* **Written problem**
Leave out all pictures. Return exactly the lines from the top of the material through the line containing "const yTicks = [0,5000,10000,15000,20000,25000,30000,35000];".

* **Source excerpt**
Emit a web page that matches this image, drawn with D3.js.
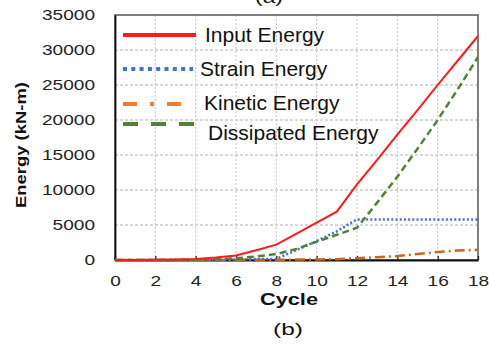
<!DOCTYPE html>
<html><head><meta charset="utf-8">
<script src="https://cdn.jsdelivr.net/npm/d3@7"></script>
<style>body{margin:0;background:#fff}svg{display:block;font-family:"Liberation Sans",Arial,sans-serif}</style>
</head><body><svg id="c" width="489" height="345"></svg>
<script>
const cycles = [0,1,2,3,4,5,6,7,8,9,10,11,12,13,14,15,16,17,18];
const inputEnergy = [0,10,30,80,150,350,650,1400,2200,3770,5330,6900,10800,14300,17900,21400,25000,28500,32000];
const strainEnergy = [0,0,0,0,0,20,80,150,150,1430,2700,4100,5800,5800,5800,5800,5800,5800,5800];
const kineticEnergy = [0,0,0,0,0,0,20,30,40,60,80,120,250,400,570,850,1150,1350,1450];
const dissipatedEnergy = [0,0,0,0,20,100,250,500,860,1570,2620,3600,4600,8200,11900,15900,20000,24400,29000];
const seriesNames = ["Input Energy","Strain Energy","Kinetic Energy","Dissipated Energy"];
const xTicks = [0,2,4,6,8,10,12,14,16,18];
const yTicks = [0,5000,10000,15000,20000,25000,30000,35000];

const svg = d3.select("#c");
const L=115, R=478, T=15, B=260;
const x = d3.scaleLinear().domain([0,18]).range([L,R]);
const y = d3.scaleLinear().domain([0,35000]).range([B,T]);

// grid
svg.append("g").selectAll("line").data(yTicks.slice(1,-1)).join("line")
  .attr("x1",L).attr("x2",R).attr("y1",d=>y(d)).attr("y2",d=>y(d))
  .attr("stroke","#b0b0b0").attr("stroke-width",1).attr("stroke-dasharray","3,2");
svg.append("g").selectAll("line").data(xTicks.slice(1,-1)).join("line")
  .attr("y1",T).attr("y2",B).attr("x1",d=>x(d)).attr("x2",d=>x(d))
  .attr("stroke","#c4c4c4").attr("stroke-width",1).attr("stroke-dasharray","2,2");

// frame
svg.append("rect").attr("x",L).attr("y",T).attr("width",R-L).attr("height",B-T)
  .attr("fill","none").attr("stroke","#555").attr("stroke-width",1.5);

// axes
const xa = svg.append("g").attr("transform",`translate(0,${B})`)
  .call(d3.axisBottom(x).tickValues(xTicks).tickSizeInner(-4).tickSizeOuter(0).tickPadding(15));
const ya = svg.append("g").attr("transform",`translate(${L},0)`)
  .call(d3.axisLeft(y).tickValues(yTicks).tickSize(0).tickPadding(20).tickFormat(d3.format("d")));
[xa,ya].forEach(a=>{
  a.select(".domain").attr("stroke","#111").attr("stroke-width",1.8);
  a.selectAll(".tick line").attr("stroke","#222").attr("stroke-width",1.3);
  a.selectAll("text").attr("font-size",15).attr("fill","#222")
    .attr("font-family","Liberation Sans, Arial, sans-serif")
    .attr("lengthAdjust","spacingAndGlyphs")
    .attr("textLength",function(){return this.textContent.length*10.6;});
});
xa.selectAll(".tick text").attr("dy","0.71em");

const data = [
  {vals: inputEnergy, color:"#ff1a1a", lcolor:"#ff1a1a", dash:null, w:2, ldash:null, lw:4, ly:35, x2:196, tx:205, ty:42},
  {vals: strainEnergy, color:"#4472c4", lcolor:"#4472c4", dash:"2,2.2", w:2.5, ldash:"4,4.3", lw:4, ly:69, x2:193, tx:200, ty:76},
  {vals: kineticEnergy, color:"#cc661e", lcolor:"#ed7d31", dash:"10,4,2,4", w:2.5, ldash:"14,13,4,13", lw:4, ly:104, x2:183, tx:204, ty:110},
  {vals: dissipatedEnergy, color:"#548235", lcolor:"#548235", dash:"7,4", w:2.5, ldash:"15,13", lw:4, ly:124, x2:195, tx:208, ty:140}
];
const line = d3.line().x((d,i)=>x(cycles[i])).y(d=>y(d));
[2,1,3,0].forEach(k=>{
  const s=data[k];
  svg.append("path").attr("d",line(s.vals)).attr("fill","none")
    .attr("stroke",s.color).attr("stroke-width",s.w)
    .attr("stroke-dasharray",s.dash);
});

// legend
data.forEach((s,i)=>{
  svg.append("line").attr("x1",123).attr("x2",s.x2)
    .attr("y1",s.ly).attr("y2",s.ly).attr("stroke",s.lcolor).attr("stroke-width",s.lw)
    .attr("stroke-dasharray",s.ldash);
  svg.append("text").attr("x",s.tx).attr("y",s.ty).attr("font-size",21).attr("fill","#111")
    .text(seriesNames[i]);
});

// titles
svg.append("text").attr("x",289).attr("y",305).attr("text-anchor","middle")
  .attr("font-size",17).attr("font-weight","bold").attr("fill","#111")
  .attr("textLength",58).attr("lengthAdjust","spacingAndGlyphs").text("Cycle");
svg.append("text").attr("transform","translate(26,145) rotate(-90)").attr("text-anchor","middle")
  .attr("font-size",15).attr("font-weight","bold").attr("fill","#111")
  .attr("textLength",126).attr("lengthAdjust","spacingAndGlyphs").text("Energy (kN-m)");
svg.append("text").attr("x",288).attr("y",335).attr("text-anchor","middle")
  .attr("font-size",17).attr("fill","#111")
  .attr("textLength",30).attr("lengthAdjust","spacingAndGlyphs").text("(b)");
svg.append("text").attr("x",269).attr("y",3).attr("text-anchor","middle")
  .attr("font-size",17).attr("fill","#111")
  .attr("textLength",28).attr("lengthAdjust","spacingAndGlyphs").text("(a)");
</script></body></html>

* **The answer**
Emit a web page that matches this image, drawn with D3.js.
<!DOCTYPE html>
<html><head><meta charset="utf-8">
<script src="https://cdn.jsdelivr.net/npm/d3@7"></script>
<style>body{margin:0;background:#fff}svg{display:block;font-family:"Liberation Sans",Arial,sans-serif}</style>
</head><body><svg id="c" width="489" height="345"></svg>
<script>
const cycles = [0,1,2,3,4,5,6,7,8,9,10,11,12,13,14,15,16,17,18];
const inputEnergy = [0,10,30,80,150,350,650,1400,2200,3770,5330,6900,10800,14300,17900,21400,25000,28500,32000];
const strainEnergy = [0,0,0,0,0,20,80,150,150,1430,2700,4100,5800,5800,5800,5800,5800,5800,5800];
const kineticEnergy = [0,0,0,0,0,0,20,30,40,60,80,120,250,400,570,850,1150,1350,1450];
const dissipatedEnergy = [0,0,0,0,20,100,250,500,860,1570,2620,3600,4600,8200,11900,15900,20000,24400,29000];
const seriesNames = ["Input Energy","Strain Energy","Kinetic Energy","Dissipated Energy"];
const xTicks = [0,2,4,6,8,10,12,14,16,18];
const yTicks = [0,5000,10000,15000,20000,25000,30000,35000];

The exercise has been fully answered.